## Begin Listing
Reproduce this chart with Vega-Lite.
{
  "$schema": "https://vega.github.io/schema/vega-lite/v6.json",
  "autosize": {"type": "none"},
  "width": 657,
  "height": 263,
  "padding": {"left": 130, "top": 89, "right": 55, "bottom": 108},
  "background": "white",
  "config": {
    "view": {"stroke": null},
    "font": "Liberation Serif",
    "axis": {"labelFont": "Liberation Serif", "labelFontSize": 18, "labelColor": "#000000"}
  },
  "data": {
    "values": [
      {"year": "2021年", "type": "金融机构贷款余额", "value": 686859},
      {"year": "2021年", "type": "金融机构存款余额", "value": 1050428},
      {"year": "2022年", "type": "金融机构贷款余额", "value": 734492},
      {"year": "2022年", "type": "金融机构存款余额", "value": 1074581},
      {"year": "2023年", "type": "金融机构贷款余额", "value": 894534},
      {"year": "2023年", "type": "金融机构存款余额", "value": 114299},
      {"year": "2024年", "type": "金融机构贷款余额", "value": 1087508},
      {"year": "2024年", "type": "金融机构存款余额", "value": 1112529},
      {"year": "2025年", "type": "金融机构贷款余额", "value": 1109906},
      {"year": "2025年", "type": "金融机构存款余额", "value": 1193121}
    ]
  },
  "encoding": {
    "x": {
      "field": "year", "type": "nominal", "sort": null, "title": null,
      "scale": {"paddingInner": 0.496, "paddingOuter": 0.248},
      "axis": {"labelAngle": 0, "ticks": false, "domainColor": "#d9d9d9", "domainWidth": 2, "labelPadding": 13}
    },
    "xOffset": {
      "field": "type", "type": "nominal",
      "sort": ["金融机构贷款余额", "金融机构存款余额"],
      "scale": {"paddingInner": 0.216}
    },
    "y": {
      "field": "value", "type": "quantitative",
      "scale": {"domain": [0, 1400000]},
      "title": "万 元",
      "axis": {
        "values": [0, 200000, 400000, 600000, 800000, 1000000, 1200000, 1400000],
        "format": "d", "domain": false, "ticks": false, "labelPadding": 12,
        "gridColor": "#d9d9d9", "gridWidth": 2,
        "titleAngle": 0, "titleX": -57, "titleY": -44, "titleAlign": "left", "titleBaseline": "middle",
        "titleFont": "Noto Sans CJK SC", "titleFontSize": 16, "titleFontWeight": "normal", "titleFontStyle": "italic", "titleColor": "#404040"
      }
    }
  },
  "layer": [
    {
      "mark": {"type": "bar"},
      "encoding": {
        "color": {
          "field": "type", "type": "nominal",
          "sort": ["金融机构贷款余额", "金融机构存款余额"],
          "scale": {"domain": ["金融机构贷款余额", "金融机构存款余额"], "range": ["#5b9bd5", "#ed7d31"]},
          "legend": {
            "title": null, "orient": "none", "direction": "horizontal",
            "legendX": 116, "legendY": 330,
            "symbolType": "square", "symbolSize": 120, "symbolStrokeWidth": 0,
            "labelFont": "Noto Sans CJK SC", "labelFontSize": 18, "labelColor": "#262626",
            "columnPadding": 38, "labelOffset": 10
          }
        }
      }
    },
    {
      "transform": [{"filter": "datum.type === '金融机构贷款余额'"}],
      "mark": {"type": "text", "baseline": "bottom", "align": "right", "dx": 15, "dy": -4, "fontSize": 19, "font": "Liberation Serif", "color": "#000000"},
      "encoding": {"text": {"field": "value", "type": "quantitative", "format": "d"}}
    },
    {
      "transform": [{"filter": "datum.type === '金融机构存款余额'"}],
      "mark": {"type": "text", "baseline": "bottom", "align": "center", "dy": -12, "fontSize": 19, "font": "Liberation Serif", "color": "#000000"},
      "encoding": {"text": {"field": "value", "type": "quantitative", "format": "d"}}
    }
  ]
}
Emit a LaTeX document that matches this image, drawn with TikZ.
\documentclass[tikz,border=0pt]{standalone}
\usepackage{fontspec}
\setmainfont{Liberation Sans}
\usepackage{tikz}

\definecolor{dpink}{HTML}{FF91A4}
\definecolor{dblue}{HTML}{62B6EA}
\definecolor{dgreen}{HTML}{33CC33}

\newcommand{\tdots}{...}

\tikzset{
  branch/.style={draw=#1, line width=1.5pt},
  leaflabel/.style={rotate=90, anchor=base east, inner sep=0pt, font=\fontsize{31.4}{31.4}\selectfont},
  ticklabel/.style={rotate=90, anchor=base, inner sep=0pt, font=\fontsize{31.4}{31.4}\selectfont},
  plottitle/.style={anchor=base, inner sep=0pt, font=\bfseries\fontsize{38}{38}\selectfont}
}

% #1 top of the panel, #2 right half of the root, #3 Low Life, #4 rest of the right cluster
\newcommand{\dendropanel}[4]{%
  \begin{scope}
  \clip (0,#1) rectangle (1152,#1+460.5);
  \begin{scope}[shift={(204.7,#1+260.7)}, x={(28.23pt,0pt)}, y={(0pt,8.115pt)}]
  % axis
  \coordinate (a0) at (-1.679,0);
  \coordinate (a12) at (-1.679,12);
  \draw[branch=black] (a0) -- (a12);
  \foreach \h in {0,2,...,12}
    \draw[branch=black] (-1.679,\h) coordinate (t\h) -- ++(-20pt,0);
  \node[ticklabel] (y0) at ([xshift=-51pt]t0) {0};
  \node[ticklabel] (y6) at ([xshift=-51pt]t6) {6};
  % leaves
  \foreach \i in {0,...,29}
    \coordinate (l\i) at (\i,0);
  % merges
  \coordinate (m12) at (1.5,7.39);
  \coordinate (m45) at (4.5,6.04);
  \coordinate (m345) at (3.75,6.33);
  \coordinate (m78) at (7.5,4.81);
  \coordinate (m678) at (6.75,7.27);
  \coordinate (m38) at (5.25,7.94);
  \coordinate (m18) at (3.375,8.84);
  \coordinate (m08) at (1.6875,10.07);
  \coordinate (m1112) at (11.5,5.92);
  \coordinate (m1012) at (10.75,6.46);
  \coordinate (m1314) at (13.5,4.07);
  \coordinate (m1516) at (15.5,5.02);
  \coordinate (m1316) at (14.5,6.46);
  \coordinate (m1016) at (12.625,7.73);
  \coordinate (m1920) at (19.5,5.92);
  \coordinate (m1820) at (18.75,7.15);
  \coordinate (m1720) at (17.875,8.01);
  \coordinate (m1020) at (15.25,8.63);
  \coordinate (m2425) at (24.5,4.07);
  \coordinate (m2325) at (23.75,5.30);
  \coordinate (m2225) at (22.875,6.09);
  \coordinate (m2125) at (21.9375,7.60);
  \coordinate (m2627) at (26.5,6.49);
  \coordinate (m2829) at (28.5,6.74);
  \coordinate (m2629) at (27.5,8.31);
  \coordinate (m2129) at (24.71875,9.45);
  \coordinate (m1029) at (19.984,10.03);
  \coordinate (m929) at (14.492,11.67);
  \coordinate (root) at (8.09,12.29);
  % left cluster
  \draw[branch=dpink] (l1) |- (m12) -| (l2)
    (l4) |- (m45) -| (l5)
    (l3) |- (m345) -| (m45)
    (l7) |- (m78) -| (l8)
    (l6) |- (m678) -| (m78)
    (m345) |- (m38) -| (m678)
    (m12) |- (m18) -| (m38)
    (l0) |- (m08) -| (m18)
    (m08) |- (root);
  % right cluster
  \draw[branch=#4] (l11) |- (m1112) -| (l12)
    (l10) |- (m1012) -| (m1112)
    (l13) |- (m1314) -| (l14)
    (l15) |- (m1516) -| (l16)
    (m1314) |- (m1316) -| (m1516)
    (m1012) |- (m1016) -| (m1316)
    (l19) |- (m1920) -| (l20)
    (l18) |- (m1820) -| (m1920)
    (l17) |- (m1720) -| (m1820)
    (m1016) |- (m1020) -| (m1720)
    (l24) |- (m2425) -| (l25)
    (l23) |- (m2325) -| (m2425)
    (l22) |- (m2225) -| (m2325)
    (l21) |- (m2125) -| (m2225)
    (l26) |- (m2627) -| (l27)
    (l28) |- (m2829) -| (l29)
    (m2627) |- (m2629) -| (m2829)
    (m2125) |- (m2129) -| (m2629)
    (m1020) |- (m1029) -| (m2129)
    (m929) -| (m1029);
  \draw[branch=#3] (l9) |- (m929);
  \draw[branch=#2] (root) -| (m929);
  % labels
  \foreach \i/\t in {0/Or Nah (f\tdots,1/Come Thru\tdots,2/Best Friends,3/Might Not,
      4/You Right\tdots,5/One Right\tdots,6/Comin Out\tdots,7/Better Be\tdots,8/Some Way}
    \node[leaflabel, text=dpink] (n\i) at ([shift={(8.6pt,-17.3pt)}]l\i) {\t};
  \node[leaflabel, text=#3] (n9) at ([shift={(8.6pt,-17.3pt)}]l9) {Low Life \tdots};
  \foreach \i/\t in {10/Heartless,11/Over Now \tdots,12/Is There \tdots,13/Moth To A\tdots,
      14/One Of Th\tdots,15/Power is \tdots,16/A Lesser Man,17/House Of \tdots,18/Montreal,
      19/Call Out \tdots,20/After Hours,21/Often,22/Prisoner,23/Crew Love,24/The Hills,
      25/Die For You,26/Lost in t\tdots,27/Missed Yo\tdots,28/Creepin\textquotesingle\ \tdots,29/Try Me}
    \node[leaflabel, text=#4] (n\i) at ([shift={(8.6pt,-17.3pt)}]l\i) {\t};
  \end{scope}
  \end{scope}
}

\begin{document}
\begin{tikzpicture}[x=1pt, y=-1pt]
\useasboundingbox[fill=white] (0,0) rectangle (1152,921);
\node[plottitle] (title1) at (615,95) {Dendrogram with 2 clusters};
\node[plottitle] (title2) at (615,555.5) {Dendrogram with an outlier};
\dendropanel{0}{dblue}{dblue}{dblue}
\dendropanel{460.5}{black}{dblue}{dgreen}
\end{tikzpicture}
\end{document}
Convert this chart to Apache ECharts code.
## End Listing
Instruction: Pull out all lines in the data above that include "this".

Task response:
Reproduce this chart with Vega-Lite.
Emit a LaTeX document that matches this image, drawn with TikZ.
Convert this chart to Apache ECharts code.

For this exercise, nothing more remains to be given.